SET EXERCISE: Exactly the lines between the line containing "Clone this chart in Bokeh." and the line containing "edges = np.cumsum([0]", together with those two lines, are to be output.

EXERCISE DATA:
:::

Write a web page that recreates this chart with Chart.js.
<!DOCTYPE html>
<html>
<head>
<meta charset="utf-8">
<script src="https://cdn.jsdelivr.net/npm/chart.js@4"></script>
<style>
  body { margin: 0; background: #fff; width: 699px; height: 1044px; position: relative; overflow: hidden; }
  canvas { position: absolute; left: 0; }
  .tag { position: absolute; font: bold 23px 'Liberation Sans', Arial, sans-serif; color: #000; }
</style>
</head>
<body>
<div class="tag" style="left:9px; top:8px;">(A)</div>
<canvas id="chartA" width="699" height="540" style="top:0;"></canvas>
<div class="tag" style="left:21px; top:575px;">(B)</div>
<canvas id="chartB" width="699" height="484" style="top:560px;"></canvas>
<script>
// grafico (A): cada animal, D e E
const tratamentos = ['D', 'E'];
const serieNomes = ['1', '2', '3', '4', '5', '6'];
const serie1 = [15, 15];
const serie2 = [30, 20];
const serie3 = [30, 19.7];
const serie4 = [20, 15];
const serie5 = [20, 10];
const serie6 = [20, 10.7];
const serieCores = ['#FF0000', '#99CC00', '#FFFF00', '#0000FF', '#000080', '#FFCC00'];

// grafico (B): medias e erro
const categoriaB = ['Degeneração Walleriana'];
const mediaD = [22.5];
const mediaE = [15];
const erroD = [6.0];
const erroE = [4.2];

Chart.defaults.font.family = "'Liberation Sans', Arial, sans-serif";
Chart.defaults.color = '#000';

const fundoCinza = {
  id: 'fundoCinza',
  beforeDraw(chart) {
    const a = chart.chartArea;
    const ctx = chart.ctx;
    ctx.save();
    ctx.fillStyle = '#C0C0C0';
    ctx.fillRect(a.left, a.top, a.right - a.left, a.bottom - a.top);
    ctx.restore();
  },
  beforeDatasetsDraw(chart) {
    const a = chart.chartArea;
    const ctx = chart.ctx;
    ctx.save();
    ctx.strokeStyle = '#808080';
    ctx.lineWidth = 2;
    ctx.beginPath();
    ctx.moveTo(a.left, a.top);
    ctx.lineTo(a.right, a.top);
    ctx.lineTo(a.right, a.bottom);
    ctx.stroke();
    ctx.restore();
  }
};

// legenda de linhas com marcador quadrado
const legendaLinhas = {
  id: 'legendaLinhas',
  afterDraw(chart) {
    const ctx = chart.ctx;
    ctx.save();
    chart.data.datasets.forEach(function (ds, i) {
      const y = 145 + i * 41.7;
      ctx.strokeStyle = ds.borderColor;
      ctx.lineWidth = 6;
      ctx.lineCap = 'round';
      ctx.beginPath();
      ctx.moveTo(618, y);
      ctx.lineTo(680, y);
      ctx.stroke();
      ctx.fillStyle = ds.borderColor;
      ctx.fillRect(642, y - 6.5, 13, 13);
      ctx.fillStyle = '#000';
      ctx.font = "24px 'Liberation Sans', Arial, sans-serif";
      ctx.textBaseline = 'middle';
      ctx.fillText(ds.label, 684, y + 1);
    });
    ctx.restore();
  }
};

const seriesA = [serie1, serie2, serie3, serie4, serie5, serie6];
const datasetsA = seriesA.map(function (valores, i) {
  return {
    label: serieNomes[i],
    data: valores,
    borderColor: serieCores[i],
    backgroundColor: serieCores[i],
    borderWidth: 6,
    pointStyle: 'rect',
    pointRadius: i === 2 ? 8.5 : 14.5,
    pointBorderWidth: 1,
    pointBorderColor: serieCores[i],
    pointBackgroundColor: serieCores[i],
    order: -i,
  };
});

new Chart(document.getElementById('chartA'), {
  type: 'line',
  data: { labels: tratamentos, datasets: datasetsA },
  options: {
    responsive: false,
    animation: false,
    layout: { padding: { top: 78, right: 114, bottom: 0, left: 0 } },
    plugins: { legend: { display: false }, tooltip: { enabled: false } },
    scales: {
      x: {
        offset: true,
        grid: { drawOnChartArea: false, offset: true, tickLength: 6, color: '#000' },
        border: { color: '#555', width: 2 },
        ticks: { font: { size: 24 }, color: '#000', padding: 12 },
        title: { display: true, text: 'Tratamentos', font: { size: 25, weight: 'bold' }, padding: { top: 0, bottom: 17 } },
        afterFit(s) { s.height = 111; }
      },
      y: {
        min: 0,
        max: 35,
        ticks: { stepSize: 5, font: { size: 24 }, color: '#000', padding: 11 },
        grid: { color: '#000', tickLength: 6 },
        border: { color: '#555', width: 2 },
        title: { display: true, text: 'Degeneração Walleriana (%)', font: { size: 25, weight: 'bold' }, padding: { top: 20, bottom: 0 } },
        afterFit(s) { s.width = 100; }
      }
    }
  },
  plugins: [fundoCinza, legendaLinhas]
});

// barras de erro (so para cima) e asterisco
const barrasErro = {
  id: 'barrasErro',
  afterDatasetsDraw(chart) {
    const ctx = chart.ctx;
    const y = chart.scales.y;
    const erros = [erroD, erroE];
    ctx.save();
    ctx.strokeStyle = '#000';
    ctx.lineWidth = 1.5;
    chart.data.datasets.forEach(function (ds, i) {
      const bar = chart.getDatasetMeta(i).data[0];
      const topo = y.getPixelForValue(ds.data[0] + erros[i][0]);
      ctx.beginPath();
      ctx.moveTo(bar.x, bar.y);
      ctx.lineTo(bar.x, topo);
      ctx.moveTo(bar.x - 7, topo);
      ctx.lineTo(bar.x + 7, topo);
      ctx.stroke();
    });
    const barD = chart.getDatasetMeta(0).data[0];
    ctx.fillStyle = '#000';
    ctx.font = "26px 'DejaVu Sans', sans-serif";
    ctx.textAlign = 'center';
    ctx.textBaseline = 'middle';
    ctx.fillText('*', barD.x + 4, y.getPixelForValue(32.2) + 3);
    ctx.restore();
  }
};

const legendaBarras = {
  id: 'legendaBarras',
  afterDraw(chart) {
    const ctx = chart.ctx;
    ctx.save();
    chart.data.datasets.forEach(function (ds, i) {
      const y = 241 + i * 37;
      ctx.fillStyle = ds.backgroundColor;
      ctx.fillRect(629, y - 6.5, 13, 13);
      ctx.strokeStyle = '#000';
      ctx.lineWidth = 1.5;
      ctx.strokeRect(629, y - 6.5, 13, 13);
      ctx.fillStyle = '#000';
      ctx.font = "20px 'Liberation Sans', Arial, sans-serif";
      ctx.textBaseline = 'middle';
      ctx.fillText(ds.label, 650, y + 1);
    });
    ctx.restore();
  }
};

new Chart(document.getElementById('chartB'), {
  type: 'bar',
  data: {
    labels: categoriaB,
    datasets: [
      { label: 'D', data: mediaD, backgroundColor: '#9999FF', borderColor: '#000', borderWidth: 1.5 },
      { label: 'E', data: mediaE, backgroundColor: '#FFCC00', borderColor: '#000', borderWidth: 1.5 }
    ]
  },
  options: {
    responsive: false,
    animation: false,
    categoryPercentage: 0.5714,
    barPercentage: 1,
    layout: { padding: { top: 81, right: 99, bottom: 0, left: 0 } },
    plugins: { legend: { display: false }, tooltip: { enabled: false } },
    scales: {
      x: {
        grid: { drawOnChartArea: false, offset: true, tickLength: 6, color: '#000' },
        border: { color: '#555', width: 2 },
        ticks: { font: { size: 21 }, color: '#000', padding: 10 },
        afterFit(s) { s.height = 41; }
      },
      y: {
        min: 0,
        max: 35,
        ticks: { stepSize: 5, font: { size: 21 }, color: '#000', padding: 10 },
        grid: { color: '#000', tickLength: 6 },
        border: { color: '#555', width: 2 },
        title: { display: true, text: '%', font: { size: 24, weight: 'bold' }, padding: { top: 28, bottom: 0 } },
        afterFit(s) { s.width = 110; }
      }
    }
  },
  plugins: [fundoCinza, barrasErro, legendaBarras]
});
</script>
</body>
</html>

:::

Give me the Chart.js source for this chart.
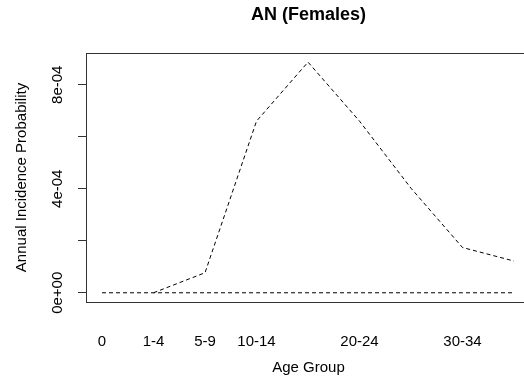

:::

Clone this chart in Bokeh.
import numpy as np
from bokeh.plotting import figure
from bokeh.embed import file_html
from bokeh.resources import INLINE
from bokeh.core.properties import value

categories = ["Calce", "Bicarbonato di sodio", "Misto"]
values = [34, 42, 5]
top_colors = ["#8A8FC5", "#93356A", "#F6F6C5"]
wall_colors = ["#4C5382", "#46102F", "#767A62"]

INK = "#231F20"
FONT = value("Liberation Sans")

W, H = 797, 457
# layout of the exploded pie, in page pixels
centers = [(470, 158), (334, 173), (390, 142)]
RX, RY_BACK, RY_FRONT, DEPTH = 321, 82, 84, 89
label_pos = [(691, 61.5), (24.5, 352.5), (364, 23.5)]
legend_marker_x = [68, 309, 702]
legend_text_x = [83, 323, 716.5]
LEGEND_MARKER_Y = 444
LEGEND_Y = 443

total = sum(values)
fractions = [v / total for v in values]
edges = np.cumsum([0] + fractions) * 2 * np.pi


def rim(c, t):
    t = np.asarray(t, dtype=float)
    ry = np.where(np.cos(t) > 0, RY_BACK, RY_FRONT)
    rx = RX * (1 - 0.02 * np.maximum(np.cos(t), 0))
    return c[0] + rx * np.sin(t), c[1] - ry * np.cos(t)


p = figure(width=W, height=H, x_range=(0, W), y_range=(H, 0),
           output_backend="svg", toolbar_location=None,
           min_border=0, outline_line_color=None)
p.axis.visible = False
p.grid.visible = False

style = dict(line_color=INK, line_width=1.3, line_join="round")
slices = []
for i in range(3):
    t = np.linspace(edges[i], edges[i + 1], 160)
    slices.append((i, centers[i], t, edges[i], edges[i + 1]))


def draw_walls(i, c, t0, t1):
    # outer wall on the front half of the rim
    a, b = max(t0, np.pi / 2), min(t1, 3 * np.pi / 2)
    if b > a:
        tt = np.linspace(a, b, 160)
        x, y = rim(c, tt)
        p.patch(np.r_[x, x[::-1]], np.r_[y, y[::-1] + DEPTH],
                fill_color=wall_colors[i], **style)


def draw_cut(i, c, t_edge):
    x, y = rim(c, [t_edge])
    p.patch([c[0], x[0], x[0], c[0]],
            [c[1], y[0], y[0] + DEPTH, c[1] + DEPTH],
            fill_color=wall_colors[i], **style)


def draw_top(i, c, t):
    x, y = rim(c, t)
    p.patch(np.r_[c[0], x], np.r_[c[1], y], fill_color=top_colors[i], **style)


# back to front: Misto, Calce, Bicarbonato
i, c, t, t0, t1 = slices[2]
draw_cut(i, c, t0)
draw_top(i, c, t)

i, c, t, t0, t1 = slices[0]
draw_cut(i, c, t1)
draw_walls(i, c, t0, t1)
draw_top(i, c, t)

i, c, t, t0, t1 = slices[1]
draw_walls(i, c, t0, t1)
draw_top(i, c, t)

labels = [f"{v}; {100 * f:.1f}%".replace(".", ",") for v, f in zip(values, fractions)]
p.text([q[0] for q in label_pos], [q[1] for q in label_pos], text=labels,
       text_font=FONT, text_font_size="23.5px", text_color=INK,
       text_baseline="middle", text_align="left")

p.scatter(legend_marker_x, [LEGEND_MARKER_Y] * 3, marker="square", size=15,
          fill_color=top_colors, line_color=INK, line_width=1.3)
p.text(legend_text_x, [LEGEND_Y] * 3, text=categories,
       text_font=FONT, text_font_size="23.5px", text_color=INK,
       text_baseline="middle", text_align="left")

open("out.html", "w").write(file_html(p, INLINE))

:::

CORRECT RESULT:
Clone this chart in Bokeh.
import numpy as np
from bokeh.plotting import figure
from bokeh.embed import file_html
from bokeh.resources import INLINE
from bokeh.core.properties import value

categories = ["Calce", "Bicarbonato di sodio", "Misto"]
values = [34, 42, 5]
top_colors = ["#8A8FC5", "#93356A", "#F6F6C5"]
wall_colors = ["#4C5382", "#46102F", "#767A62"]

INK = "#231F20"
FONT = value("Liberation Sans")

W, H = 797, 457
# layout of the exploded pie, in page pixels
centers = [(470, 158), (334, 173), (390, 142)]
RX, RY_BACK, RY_FRONT, DEPTH = 321, 82, 84, 89
label_pos = [(691, 61.5), (24.5, 352.5), (364, 23.5)]
legend_marker_x = [68, 309, 702]
legend_text_x = [83, 323, 716.5]
LEGEND_MARKER_Y = 444
LEGEND_Y = 443

total = sum(values)
fractions = [v / total for v in values]
edges = np.cumsum([0] + fractions) * 2 * np.pi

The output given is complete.